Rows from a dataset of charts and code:
_ _ _ _ _

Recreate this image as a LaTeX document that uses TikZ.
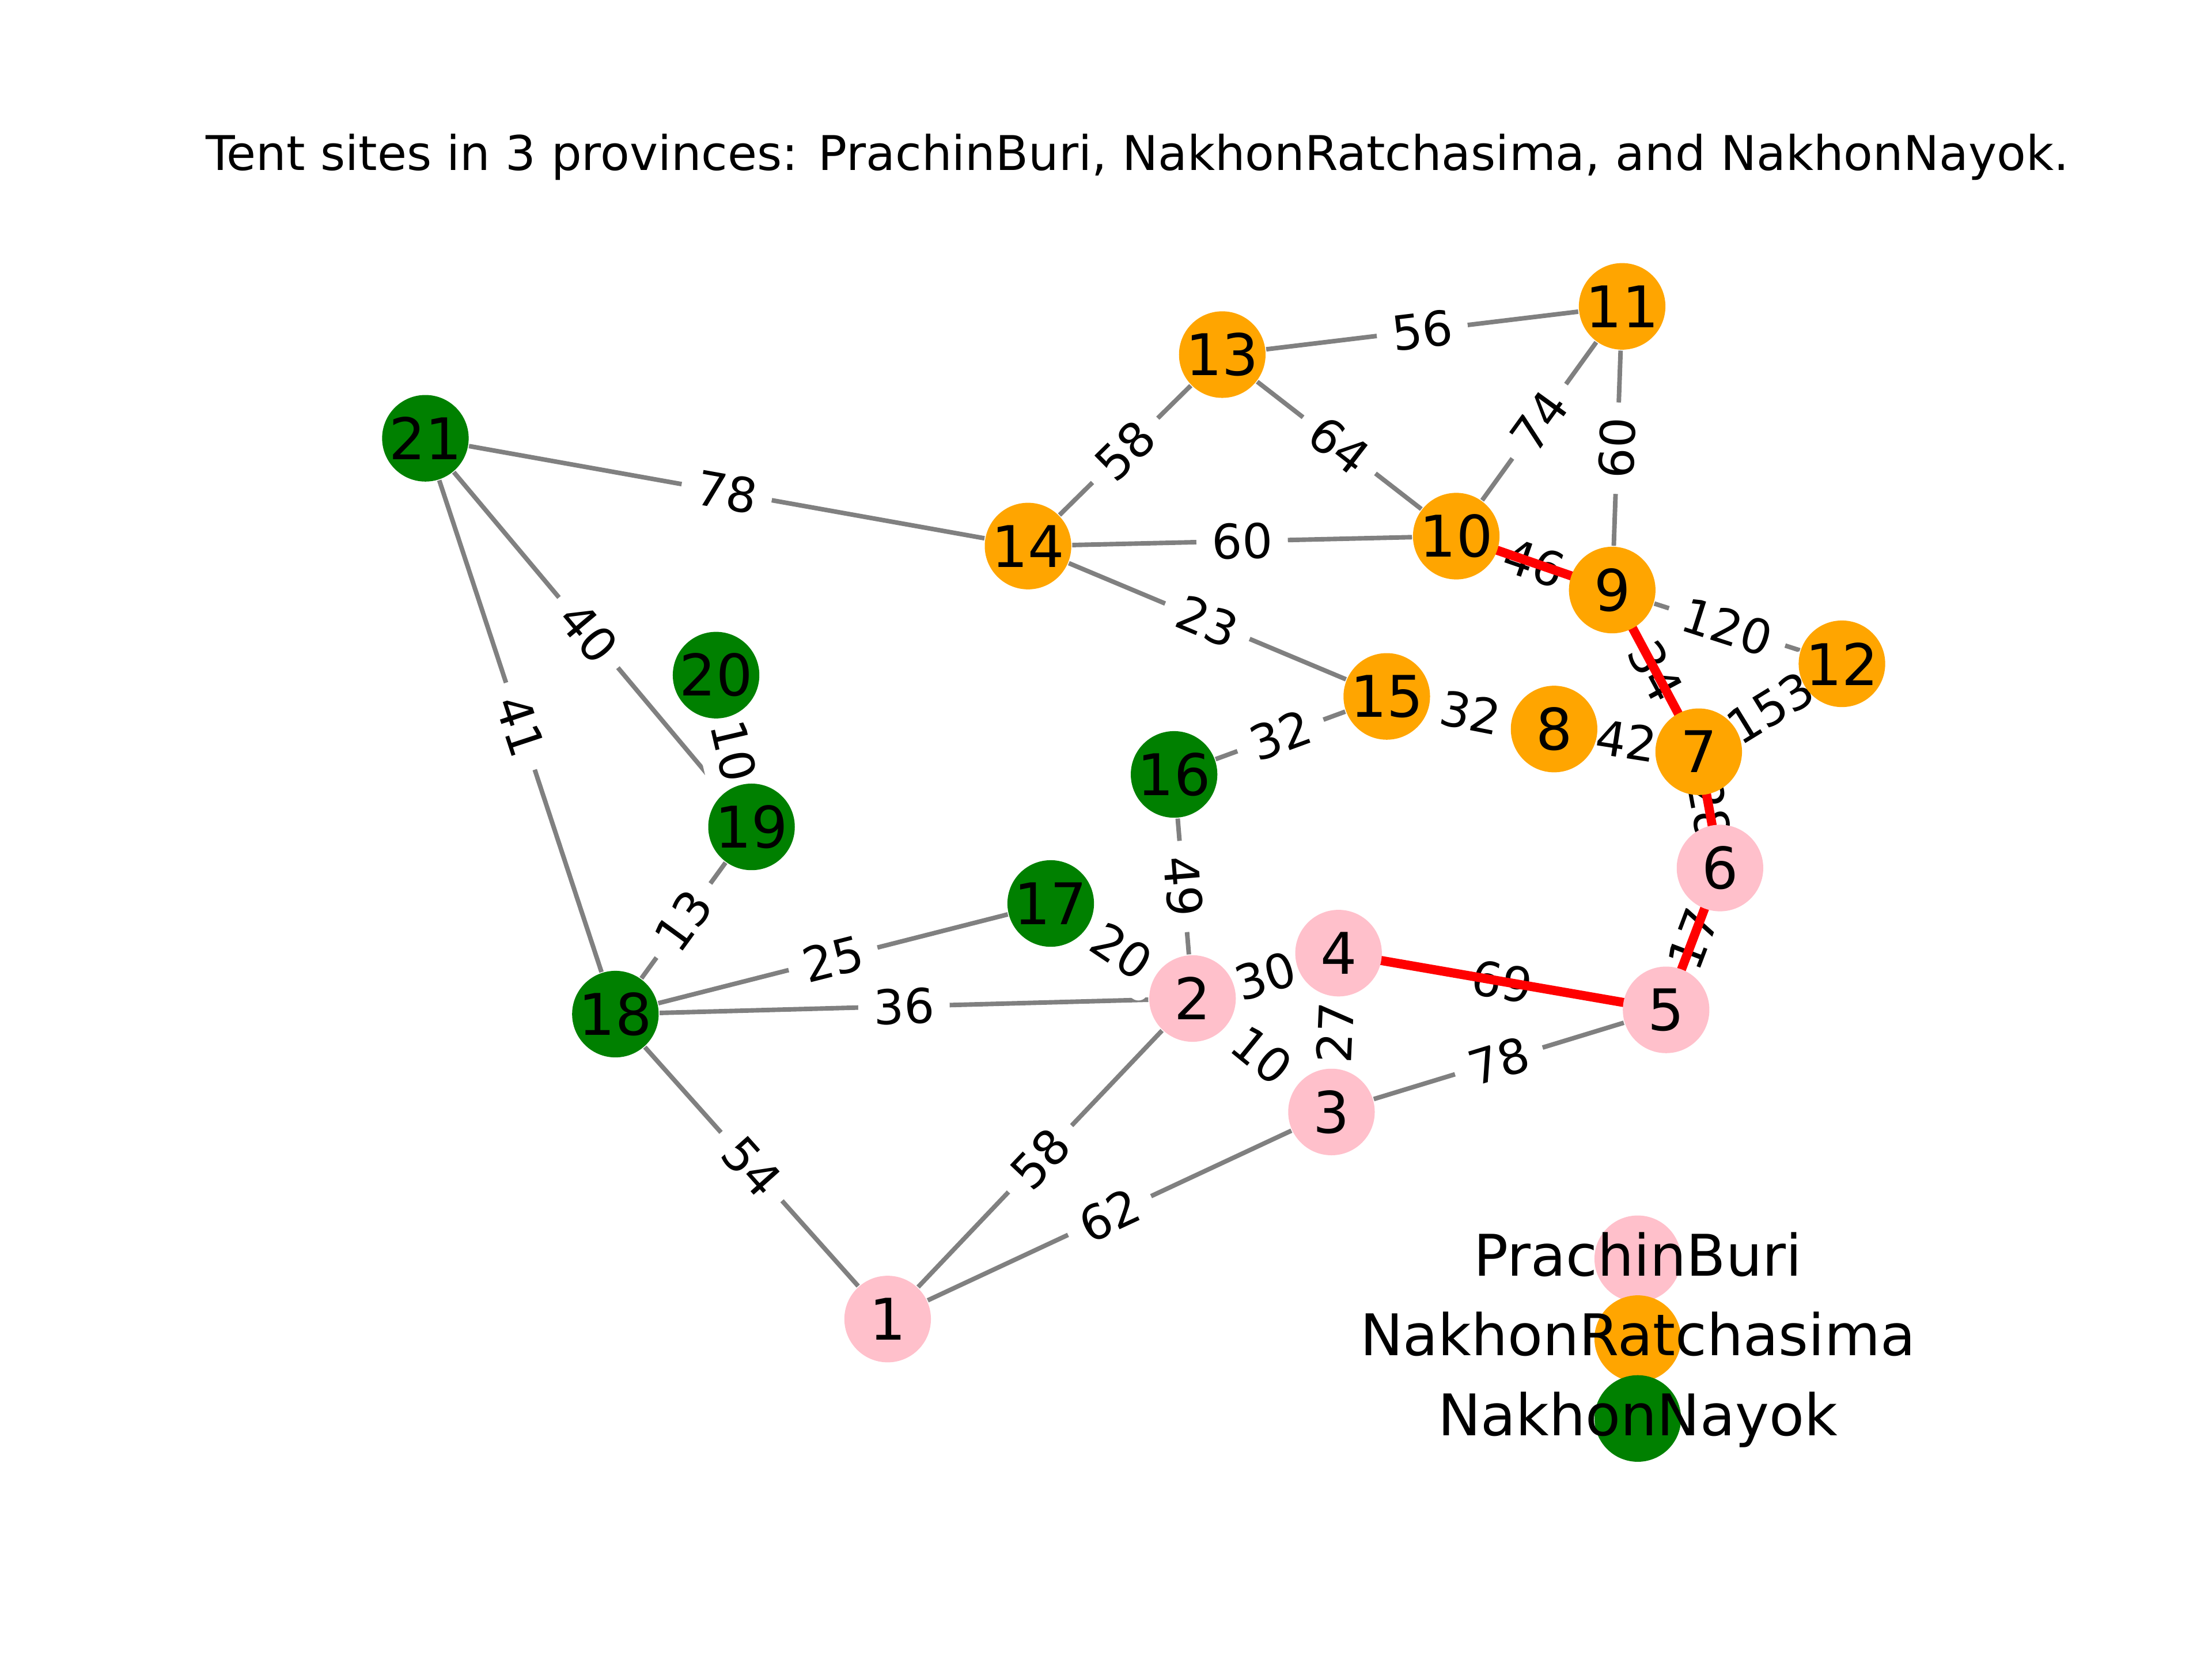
\documentclass[tikz,border=0pt]{standalone}
\usepackage{fontspec}
\setmainfont{DejaVu Sans}
\pgfdeclarelayer{edges}
\pgfdeclarelayer{weights}
\pgfdeclarelayer{route}
\pgfsetlayers{edges,weights,route,main}
\definecolor{prachincol}{HTML}{FFC0CB}
\definecolor{ratchacol}{HTML}{FFA500}
\definecolor{nayokcol}{HTML}{008000}
\definecolor{roadcol}{HTML}{808080}
\begin{document}
\begin{tikzpicture}[x=0.0104205cm,y=-0.0104205cm,
    site/.style={circle,minimum size=18.1pt,inner sep=0pt,font=\fontsize{12}{14}\selectfont},
    prachin/.style={site,fill=prachincol},
    ratcha/.style={site,fill=ratchacol},
    nayok/.style={site,fill=nayokcol},
    road/.style={draw=roadcol,line width=0.95pt},
    hotroad/.style={draw=red,line width=1.9pt},
    wlabel/.style={midway,sloped,fill=white,inner sep=3.2pt,rounded corners=2pt,font=\fontsize{10}{12}\selectfont}]
    \useasboundingbox (0,0) rectangle (1560,1170);
    % Titel
    \node[anchor=base,font=\fontsize{10}{12}\selectfont] (title) at (802,120)
      {Tent sites in 3 provinces: PrachinBuri, NakhonRatchasima, and NakhonNayok.};
    % Knoten
    \foreach \n/\x/\y in {1/626/930,2/841/704,3/939/784,4/944/672,5/1175/712,6/1213/612}
      \node[prachin] (v\n) at (\x,\y) {\n};
    \foreach \n/\x/\y in {7/1198/530,8/1096/514,9/1137/416,10/1027/378,11/1144/216,
                          12/1299/468,13/862/250,14/725/385,15/978/491}
      \node[ratcha] (v\n) at (\x,\y) {\n};
    \foreach \n/\x/\y in {16/828/546,17/741/637,18/434/715,19/530/583,20/505/476,21/300/309}
      \node[nayok] (v\n) at (\x,\y) {\n};
    % Kanten
    \def\roads{21/14/78,21/19/40,21/18/41,20/19/10,18/19/13,18/17/25,18/2/36,18/1/54,
      1/2/58,1/3/62,17/2/20,16/2/49,2/4/30,2/3/10,4/3/27,3/5/78,16/15/32,15/8/32,
      8/7/42,14/15/23,14/10/60,14/13/58,13/10/64,13/11/56,10/11/74,11/9/60,
      9/12/120,7/12/153}
    \def\hotroads{10/9/46,9/7/34,7/6/28,6/5/17,5/4/69}
    \begin{pgfonlayer}{edges}
      \foreach \a/\b/\w in \roads
        \draw[road] (v\a) -- (v\b);
    \end{pgfonlayer}
    \begin{pgfonlayer}{weights}
      \foreach \a/\b/\w in \roads
        \path (v\a) -- (v\b) node[wlabel]{\w};
      \foreach \a/\b/\w in \hotroads
        \path (v\a) -- (v\b) node[wlabel]{\w};
    \end{pgfonlayer}
    \begin{pgfonlayer}{route}
      \foreach \a/\b/\w in \hotroads
        \draw[hotroad] (v\a.center) -- (v\b.center);
    \end{pgfonlayer}
    % Legende
    \foreach \i/\s/\t in {0/prachin/PrachinBuri,1/ratcha/NakhonRatchasima,2/nayok/NakhonNayok}{
      \node[\s] (key\i) at (1155,{887.5+56.3*\i}) {};
      \node[anchor=base,font=\fontsize{12}{14}\selectfont] (keytext\i) at (1155,{899.5+56.3*\i}) {\t};
    }
\end{tikzpicture}
\end{document}
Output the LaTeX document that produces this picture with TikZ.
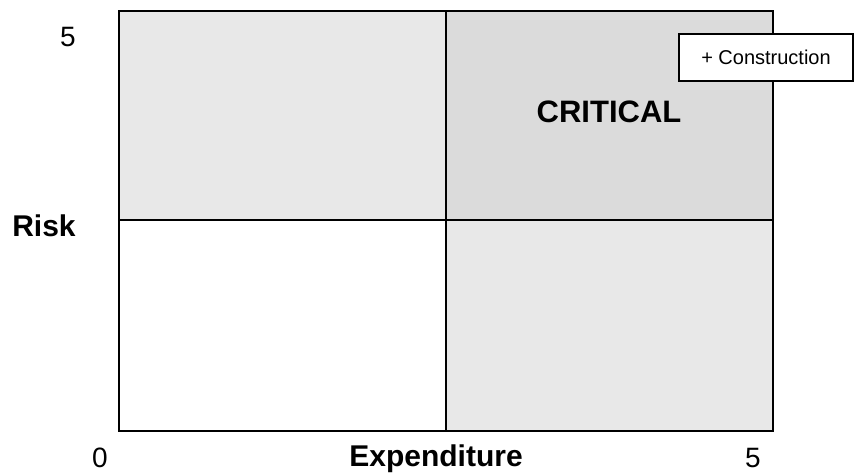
\documentclass[tikz,border=0pt]{standalone}
\usepackage{fontspec}
\setmainfont{Liberation Sans}
\begin{document}
\begin{tikzpicture}[x=1pt,y=-1pt,
  quad/.style={draw=black,line width=2pt},
  axislabel/.style={font=\fontsize{30}{32}\selectfont\bfseries,inner sep=0pt},
  ticklabel/.style={font=\fontsize{28}{30}\selectfont,inner sep=0pt},
  tagbox/.style={draw=black,line width=1.5pt,fill=white,minimum width=174pt,minimum height=47pt,inner sep=0pt,font=\fontsize{20}{22}\selectfont}]
  \useasboundingbox (0,0) rectangle (856,476);
  % quadrant fills
  \fill[gray!18] (119,11) rectangle (446,220);
  \fill[gray!28] (446,11) rectangle (773,220);
  \fill[gray!18] (446,220) rectangle (773,431);
  % grid
  \draw[quad] (119,11) rectangle (773,431);
  \draw[quad] (446,11) -- (446,431);
  \draw[quad] (119,220) -- (773,220);
  % labels
  \node[ticklabel] (ymax) at (68,37) {5};
  \node[axislabel] (ylab) at (44,226) {Risk};
  \node[ticklabel] (orig) at (100,458) {0};
  \node[axislabel] (xlab) at (436,459) {Expenditure};
  \node[ticklabel] (xmax) at (753,458) {5};
  \node[axislabel,font=\fontsize{31}{33}\selectfont\bfseries] (crit) at (609,112) {CRITICAL};
  \node[tagbox] (tag) at (766,57.5) {+ Construction};
\end{tikzpicture}
\end{document}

_ _ _ _ _

WRITTEN PROBLEM =>
Each record above is to be restated exactly, with its pictures removed from the copy.

OUTPUT OF THE EXERCISE =>
Recreate this image as a LaTeX document that uses TikZ.
\documentclass[tikz,border=0pt]{standalone}
\usepackage{fontspec}
\setmainfont{DejaVu Sans}
\pgfdeclarelayer{edges}
\pgfdeclarelayer{weights}
\pgfdeclarelayer{route}
\pgfsetlayers{edges,weights,route,main}
\definecolor{prachincol}{HTML}{FFC0CB}
\definecolor{ratchacol}{HTML}{FFA500}
\definecolor{nayokcol}{HTML}{008000}
\definecolor{roadcol}{HTML}{808080}
\begin{document}
\begin{tikzpicture}[x=0.0104205cm,y=-0.0104205cm,
    site/.style={circle,minimum size=18.1pt,inner sep=0pt,font=\fontsize{12}{14}\selectfont},
    prachin/.style={site,fill=prachincol},
    ratcha/.style={site,fill=ratchacol},
    nayok/.style={site,fill=nayokcol},
    road/.style={draw=roadcol,line width=0.95pt},
    hotroad/.style={draw=red,line width=1.9pt},
    wlabel/.style={midway,sloped,fill=white,inner sep=3.2pt,rounded corners=2pt,font=\fontsize{10}{12}\selectfont}]
    \useasboundingbox (0,0) rectangle (1560,1170);
    % Titel
    \node[anchor=base,font=\fontsize{10}{12}\selectfont] (title) at (802,120)
      {Tent sites in 3 provinces: PrachinBuri, NakhonRatchasima, and NakhonNayok.};
    % Knoten
    \foreach \n/\x/\y in {1/626/930,2/841/704,3/939/784,4/944/672,5/1175/712,6/1213/612}
      \node[prachin] (v\n) at (\x,\y) {\n};
    \foreach \n/\x/\y in {7/1198/530,8/1096/514,9/1137/416,10/1027/378,11/1144/216,
                          12/1299/468,13/862/250,14/725/385,15/978/491}
      \node[ratcha] (v\n) at (\x,\y) {\n};
    \foreach \n/\x/\y in {16/828/546,17/741/637,18/434/715,19/530/583,20/505/476,21/300/309}
      \node[nayok] (v\n) at (\x,\y) {\n};
    % Kanten
    \def\roads{21/14/78,21/19/40,21/18/41,20/19/10,18/19/13,18/17/25,18/2/36,18/1/54,
      1/2/58,1/3/62,17/2/20,16/2/49,2/4/30,2/3/10,4/3/27,3/5/78,16/15/32,15/8/32,
      8/7/42,14/15/23,14/10/60,14/13/58,13/10/64,13/11/56,10/11/74,11/9/60,
      9/12/120,7/12/153}
    \def\hotroads{10/9/46,9/7/34,7/6/28,6/5/17,5/4/69}
    \begin{pgfonlayer}{edges}
      \foreach \a/\b/\w in \roads
        \draw[road] (v\a) -- (v\b);
    \end{pgfonlayer}
    \begin{pgfonlayer}{weights}
      \foreach \a/\b/\w in \roads
        \path (v\a) -- (v\b) node[wlabel]{\w};
      \foreach \a/\b/\w in \hotroads
        \path (v\a) -- (v\b) node[wlabel]{\w};
    \end{pgfonlayer}
    \begin{pgfonlayer}{route}
      \foreach \a/\b/\w in \hotroads
        \draw[hotroad] (v\a.center) -- (v\b.center);
    \end{pgfonlayer}
    % Legende
    \foreach \i/\s/\t in {0/prachin/PrachinBuri,1/ratcha/NakhonRatchasima,2/nayok/NakhonNayok}{
      \node[\s] (key\i) at (1155,{887.5+56.3*\i}) {};
      \node[anchor=base,font=\fontsize{12}{14}\selectfont] (keytext\i) at (1155,{899.5+56.3*\i}) {\t};
    }
\end{tikzpicture}
\end{document}
Output the LaTeX document that produces this picture with TikZ.
\documentclass[tikz,border=0pt]{standalone}
\usepackage{fontspec}
\setmainfont{Liberation Sans}
\begin{document}
\begin{tikzpicture}[x=1pt,y=-1pt,
  quad/.style={draw=black,line width=2pt},
  axislabel/.style={font=\fontsize{30}{32}\selectfont\bfseries,inner sep=0pt},
  ticklabel/.style={font=\fontsize{28}{30}\selectfont,inner sep=0pt},
  tagbox/.style={draw=black,line width=1.5pt,fill=white,minimum width=174pt,minimum height=47pt,inner sep=0pt,font=\fontsize{20}{22}\selectfont}]
  \useasboundingbox (0,0) rectangle (856,476);
  % quadrant fills
  \fill[gray!18] (119,11) rectangle (446,220);
  \fill[gray!28] (446,11) rectangle (773,220);
  \fill[gray!18] (446,220) rectangle (773,431);
  % grid
  \draw[quad] (119,11) rectangle (773,431);
  \draw[quad] (446,11) -- (446,431);
  \draw[quad] (119,220) -- (773,220);
  % labels
  \node[ticklabel] (ymax) at (68,37) {5};
  \node[axislabel] (ylab) at (44,226) {Risk};
  \node[ticklabel] (orig) at (100,458) {0};
  \node[axislabel] (xlab) at (436,459) {Expenditure};
  \node[ticklabel] (xmax) at (753,458) {5};
  \node[axislabel,font=\fontsize{31}{33}\selectfont\bfseries] (crit) at (609,112) {CRITICAL};
  \node[tagbox] (tag) at (766,57.5) {+ Construction};
\end{tikzpicture}
\end{document}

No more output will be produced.